(Set problem) Keep only the lines from the top of the listing through the one with "plt.rcParams['font.family'] = ['Liberation", and reproduce them unaltered.

(Stored data)
● ● ●

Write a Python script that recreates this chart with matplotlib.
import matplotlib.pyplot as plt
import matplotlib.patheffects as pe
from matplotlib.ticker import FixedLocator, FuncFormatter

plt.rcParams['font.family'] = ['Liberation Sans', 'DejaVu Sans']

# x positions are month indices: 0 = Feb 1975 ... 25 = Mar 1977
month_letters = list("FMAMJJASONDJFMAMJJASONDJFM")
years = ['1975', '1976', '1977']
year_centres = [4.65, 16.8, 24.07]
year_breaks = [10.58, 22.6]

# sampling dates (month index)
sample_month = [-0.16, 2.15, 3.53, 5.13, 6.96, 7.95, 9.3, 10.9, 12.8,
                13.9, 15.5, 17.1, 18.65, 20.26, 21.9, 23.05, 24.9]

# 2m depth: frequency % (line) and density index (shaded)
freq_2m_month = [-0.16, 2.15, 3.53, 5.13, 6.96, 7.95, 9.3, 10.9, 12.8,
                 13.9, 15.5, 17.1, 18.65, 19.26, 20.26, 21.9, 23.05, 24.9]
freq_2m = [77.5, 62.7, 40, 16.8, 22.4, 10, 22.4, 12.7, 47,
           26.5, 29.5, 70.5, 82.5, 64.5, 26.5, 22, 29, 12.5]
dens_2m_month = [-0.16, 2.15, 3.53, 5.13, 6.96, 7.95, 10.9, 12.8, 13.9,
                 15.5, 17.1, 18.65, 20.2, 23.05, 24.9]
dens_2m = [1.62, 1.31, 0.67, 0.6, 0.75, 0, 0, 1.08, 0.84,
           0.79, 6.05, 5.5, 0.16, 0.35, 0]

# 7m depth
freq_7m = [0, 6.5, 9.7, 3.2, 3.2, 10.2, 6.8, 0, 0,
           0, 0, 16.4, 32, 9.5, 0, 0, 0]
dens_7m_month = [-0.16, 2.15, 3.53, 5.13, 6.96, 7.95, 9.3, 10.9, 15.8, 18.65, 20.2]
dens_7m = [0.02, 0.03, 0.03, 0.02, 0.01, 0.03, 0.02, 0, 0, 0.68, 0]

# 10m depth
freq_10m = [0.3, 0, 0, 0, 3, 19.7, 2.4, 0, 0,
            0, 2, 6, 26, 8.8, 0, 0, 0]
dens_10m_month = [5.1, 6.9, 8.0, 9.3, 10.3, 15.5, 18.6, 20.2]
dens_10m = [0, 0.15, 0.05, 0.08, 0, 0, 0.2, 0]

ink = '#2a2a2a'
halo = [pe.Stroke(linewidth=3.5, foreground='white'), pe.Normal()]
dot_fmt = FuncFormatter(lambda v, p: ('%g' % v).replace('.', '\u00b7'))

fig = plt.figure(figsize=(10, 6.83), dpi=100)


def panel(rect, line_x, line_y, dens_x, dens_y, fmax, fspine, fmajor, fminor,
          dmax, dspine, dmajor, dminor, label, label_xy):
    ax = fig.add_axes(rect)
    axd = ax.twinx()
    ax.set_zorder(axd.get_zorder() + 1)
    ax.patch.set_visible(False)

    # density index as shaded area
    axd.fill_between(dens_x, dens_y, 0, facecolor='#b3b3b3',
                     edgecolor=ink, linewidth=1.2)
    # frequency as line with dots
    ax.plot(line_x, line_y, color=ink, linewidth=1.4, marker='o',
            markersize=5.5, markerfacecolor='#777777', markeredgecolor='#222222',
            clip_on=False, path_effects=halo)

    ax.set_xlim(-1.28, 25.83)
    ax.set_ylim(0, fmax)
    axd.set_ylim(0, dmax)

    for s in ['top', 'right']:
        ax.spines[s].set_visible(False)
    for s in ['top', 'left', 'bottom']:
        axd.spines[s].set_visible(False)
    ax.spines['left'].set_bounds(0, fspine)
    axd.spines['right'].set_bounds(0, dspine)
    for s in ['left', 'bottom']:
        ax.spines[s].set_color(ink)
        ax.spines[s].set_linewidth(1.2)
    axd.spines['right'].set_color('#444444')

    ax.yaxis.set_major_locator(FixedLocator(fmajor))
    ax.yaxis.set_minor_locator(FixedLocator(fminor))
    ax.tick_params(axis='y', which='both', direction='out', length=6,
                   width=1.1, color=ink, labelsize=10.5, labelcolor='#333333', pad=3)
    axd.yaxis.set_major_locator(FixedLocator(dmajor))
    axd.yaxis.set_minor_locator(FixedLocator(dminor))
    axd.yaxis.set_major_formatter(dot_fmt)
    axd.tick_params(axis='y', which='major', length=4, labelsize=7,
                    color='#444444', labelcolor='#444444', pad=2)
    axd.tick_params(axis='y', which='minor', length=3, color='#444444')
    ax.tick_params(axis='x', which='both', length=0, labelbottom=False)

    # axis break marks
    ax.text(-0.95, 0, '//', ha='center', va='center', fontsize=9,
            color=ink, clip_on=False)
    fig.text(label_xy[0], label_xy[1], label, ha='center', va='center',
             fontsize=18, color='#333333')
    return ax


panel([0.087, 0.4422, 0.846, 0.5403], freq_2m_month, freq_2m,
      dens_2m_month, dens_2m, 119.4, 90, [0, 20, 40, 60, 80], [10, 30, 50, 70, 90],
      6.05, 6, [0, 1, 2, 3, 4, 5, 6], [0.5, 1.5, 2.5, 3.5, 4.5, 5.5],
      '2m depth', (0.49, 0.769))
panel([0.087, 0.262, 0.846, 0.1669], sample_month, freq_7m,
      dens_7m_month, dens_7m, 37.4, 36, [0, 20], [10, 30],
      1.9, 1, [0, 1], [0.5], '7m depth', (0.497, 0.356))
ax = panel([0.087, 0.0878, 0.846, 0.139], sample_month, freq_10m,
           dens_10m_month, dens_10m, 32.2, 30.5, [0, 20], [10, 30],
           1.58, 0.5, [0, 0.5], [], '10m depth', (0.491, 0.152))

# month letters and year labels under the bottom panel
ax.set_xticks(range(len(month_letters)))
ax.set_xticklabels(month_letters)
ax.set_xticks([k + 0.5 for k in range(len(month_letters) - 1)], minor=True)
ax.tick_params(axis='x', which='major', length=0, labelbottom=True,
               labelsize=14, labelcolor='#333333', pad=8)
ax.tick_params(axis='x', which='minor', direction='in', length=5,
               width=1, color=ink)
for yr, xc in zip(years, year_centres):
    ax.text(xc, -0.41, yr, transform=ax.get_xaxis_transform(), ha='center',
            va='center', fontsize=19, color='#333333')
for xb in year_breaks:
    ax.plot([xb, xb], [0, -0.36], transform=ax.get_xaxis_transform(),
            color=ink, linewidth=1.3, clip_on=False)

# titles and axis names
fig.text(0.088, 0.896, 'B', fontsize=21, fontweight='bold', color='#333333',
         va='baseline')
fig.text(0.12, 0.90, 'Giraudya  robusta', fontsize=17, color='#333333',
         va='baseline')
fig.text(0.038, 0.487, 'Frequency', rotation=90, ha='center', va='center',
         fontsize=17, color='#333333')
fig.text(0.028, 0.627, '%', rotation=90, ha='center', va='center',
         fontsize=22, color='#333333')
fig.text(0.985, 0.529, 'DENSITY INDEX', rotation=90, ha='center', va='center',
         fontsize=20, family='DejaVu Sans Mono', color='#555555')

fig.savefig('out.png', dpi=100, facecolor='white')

● ● ●

(Answer for the task)
Write a Python script that recreates this chart with matplotlib.
import matplotlib.pyplot as plt
import matplotlib.patheffects as pe
from matplotlib.ticker import FixedLocator, FuncFormatter

plt.rcParams['font.family'] = ['Liberation Sans', 'DejaVu Sans']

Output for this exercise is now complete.